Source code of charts
◆ ◆ ◆ ◆

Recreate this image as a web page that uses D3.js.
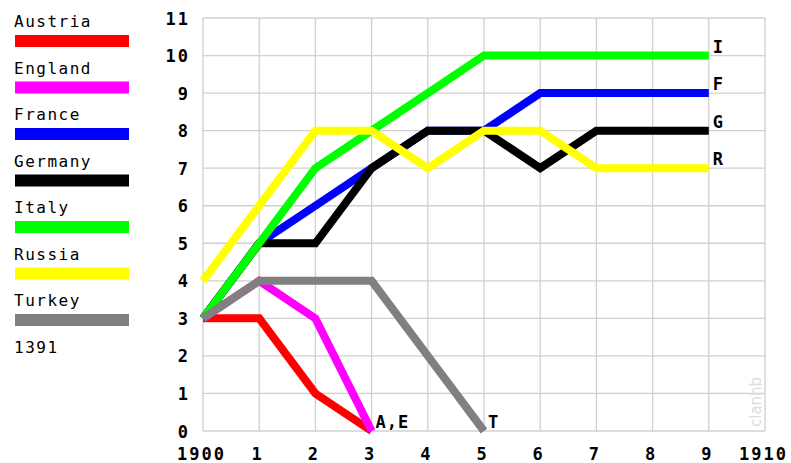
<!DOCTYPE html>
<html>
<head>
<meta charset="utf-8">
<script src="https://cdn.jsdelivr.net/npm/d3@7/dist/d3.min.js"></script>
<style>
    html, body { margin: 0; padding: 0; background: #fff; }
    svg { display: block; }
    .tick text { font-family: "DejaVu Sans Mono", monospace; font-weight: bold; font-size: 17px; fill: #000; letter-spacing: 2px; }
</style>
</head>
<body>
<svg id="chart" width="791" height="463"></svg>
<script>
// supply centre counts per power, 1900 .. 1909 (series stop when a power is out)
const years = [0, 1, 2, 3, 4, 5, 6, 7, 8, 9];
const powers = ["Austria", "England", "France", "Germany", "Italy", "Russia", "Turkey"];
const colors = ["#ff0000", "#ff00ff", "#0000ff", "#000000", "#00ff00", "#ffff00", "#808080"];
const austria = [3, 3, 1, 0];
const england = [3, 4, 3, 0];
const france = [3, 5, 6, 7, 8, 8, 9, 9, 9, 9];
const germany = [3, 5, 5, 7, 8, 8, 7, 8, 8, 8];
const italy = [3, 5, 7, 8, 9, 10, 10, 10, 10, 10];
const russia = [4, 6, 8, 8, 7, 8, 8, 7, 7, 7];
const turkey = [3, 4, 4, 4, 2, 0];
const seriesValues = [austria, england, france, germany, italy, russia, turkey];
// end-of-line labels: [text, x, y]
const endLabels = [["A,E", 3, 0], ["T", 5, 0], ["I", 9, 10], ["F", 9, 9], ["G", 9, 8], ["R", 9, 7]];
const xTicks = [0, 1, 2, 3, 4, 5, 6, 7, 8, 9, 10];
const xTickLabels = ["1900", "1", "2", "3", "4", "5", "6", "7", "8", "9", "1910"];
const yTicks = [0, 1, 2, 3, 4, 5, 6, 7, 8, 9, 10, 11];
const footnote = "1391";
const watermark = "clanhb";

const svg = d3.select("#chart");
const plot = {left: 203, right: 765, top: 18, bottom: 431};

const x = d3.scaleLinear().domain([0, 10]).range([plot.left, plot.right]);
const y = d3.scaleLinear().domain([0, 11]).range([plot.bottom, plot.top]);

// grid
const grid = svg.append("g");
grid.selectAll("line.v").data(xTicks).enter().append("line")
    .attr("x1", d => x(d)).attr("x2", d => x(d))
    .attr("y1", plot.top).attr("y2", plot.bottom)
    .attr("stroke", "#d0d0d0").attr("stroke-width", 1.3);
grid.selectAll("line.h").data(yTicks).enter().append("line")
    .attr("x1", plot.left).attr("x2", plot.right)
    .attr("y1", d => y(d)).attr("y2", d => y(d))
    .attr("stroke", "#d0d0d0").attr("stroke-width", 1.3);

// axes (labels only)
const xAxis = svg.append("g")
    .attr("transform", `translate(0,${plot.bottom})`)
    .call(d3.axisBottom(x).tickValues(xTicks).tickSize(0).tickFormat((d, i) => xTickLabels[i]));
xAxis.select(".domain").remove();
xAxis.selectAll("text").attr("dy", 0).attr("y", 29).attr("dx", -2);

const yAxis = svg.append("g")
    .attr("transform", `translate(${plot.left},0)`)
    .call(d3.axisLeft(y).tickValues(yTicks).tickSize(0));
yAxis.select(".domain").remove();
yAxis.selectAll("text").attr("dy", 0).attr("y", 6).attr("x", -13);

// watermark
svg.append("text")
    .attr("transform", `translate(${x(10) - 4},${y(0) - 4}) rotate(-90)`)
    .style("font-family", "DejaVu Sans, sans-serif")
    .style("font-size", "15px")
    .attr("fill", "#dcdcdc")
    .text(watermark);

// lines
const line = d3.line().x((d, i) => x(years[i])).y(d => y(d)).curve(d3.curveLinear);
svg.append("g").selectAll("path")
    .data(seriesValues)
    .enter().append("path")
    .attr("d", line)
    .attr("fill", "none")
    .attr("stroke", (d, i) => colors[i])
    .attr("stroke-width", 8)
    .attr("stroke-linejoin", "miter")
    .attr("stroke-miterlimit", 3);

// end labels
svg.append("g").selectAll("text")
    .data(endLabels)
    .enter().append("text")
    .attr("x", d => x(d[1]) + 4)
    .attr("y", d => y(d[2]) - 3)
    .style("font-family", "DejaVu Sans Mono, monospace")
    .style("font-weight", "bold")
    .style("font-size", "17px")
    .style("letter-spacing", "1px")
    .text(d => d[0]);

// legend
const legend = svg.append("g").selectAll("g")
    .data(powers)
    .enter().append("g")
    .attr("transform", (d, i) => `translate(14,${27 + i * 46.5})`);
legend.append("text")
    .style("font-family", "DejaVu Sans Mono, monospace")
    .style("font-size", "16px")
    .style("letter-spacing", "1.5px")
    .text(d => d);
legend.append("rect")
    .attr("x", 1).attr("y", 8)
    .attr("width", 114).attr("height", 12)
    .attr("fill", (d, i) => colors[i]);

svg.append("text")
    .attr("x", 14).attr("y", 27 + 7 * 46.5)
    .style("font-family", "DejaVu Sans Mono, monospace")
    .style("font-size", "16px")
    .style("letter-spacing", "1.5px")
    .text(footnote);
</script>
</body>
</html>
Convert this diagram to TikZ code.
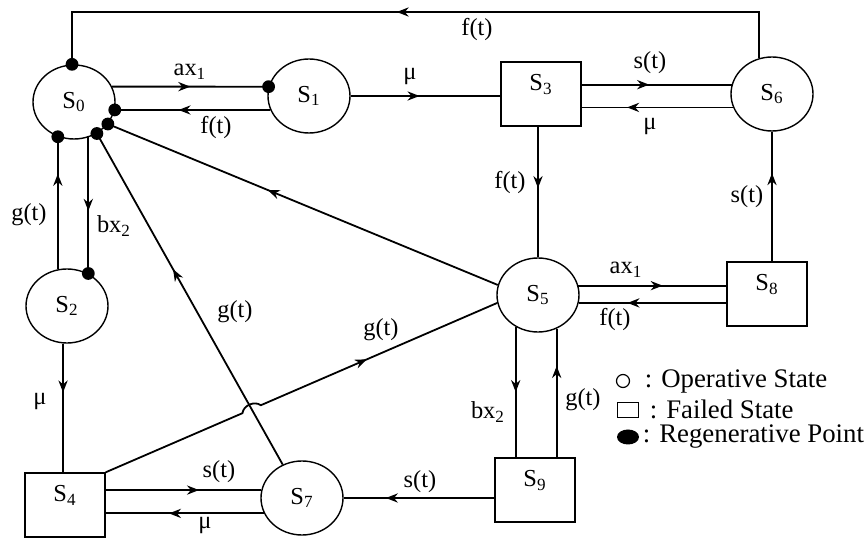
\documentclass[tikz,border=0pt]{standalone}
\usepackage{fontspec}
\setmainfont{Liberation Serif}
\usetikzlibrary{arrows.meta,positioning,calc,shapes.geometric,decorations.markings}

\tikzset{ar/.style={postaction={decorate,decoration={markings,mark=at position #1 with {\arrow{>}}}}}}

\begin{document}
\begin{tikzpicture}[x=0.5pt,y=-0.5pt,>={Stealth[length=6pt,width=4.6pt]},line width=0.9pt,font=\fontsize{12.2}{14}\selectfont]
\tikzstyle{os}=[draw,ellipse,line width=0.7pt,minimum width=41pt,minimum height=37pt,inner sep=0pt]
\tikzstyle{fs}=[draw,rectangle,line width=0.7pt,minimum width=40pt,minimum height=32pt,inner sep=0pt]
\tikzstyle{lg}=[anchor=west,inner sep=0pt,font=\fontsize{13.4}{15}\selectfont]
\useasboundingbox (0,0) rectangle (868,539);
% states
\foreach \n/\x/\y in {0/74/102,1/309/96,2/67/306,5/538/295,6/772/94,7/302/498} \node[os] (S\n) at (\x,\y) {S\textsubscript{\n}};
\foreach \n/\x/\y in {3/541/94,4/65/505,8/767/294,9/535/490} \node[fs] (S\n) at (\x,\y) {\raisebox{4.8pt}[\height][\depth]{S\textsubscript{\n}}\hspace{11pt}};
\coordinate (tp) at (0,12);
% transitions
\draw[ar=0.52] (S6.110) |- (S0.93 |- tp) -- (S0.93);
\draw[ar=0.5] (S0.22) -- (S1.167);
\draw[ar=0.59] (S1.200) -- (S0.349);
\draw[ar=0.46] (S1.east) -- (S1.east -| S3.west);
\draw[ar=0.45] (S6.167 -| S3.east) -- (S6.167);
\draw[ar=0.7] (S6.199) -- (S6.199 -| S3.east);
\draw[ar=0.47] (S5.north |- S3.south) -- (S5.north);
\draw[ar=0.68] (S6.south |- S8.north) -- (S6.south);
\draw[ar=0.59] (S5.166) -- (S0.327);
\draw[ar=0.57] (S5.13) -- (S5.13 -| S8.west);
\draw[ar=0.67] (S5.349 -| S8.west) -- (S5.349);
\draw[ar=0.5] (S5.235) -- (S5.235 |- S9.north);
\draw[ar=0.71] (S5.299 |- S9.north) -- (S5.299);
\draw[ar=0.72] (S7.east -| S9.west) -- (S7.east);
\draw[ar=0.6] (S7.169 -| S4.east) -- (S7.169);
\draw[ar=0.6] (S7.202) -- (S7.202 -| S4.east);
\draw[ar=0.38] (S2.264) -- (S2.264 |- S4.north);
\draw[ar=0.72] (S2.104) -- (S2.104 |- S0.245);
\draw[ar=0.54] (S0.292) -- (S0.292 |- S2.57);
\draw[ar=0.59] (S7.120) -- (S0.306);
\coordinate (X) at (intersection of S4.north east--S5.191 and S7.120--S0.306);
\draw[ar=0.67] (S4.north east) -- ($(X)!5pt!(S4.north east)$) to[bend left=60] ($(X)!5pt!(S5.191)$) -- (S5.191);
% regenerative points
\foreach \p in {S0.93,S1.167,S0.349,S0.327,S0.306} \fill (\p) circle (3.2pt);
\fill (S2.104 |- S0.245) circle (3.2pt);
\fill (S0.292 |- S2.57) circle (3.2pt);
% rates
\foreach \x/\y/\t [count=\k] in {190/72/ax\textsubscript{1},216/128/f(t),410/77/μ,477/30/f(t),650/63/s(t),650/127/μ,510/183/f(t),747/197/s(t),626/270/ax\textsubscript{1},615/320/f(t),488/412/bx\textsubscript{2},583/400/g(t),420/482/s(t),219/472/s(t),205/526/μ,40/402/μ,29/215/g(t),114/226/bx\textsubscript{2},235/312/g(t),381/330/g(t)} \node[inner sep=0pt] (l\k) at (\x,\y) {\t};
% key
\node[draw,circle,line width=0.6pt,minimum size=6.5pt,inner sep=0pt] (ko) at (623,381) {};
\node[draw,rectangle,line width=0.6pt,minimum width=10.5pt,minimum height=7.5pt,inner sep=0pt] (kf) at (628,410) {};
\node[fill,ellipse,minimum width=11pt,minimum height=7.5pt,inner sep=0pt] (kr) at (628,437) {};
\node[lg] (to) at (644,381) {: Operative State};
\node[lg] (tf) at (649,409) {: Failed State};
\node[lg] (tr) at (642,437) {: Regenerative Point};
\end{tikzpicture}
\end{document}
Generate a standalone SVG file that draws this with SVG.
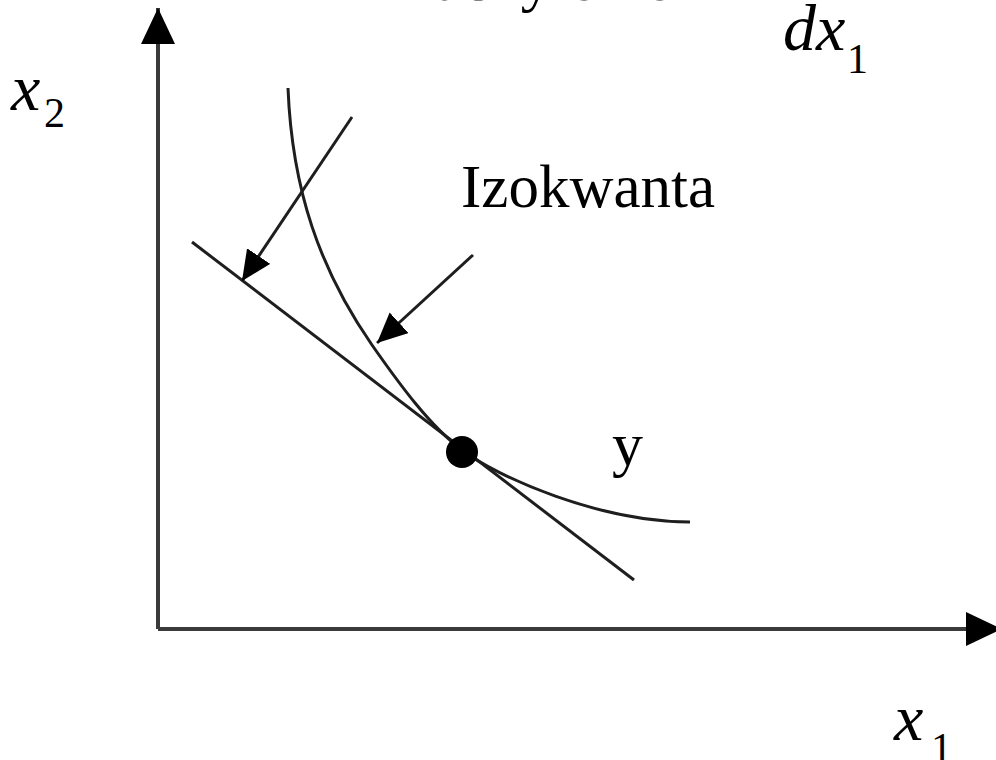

◆ ◆ ◆ ◆

**Task brief**
Extract the stretch of lines that begins at the line with "Convert this diagram to TikZ code." and ends at the line with "position #1 with", inclusive. Omit every picture.

**Problem solution**
Convert this diagram to TikZ code.
\documentclass[tikz,border=0pt]{standalone}
\usepackage{fontspec}
\setmainfont{Liberation Serif}
\usetikzlibrary{arrows.meta,positioning,calc,shapes.geometric,decorations.markings}

\tikzset{ar/.style={postaction={decorate,decoration={markings,mark=at position #1 with {\arrow{>}}}}}}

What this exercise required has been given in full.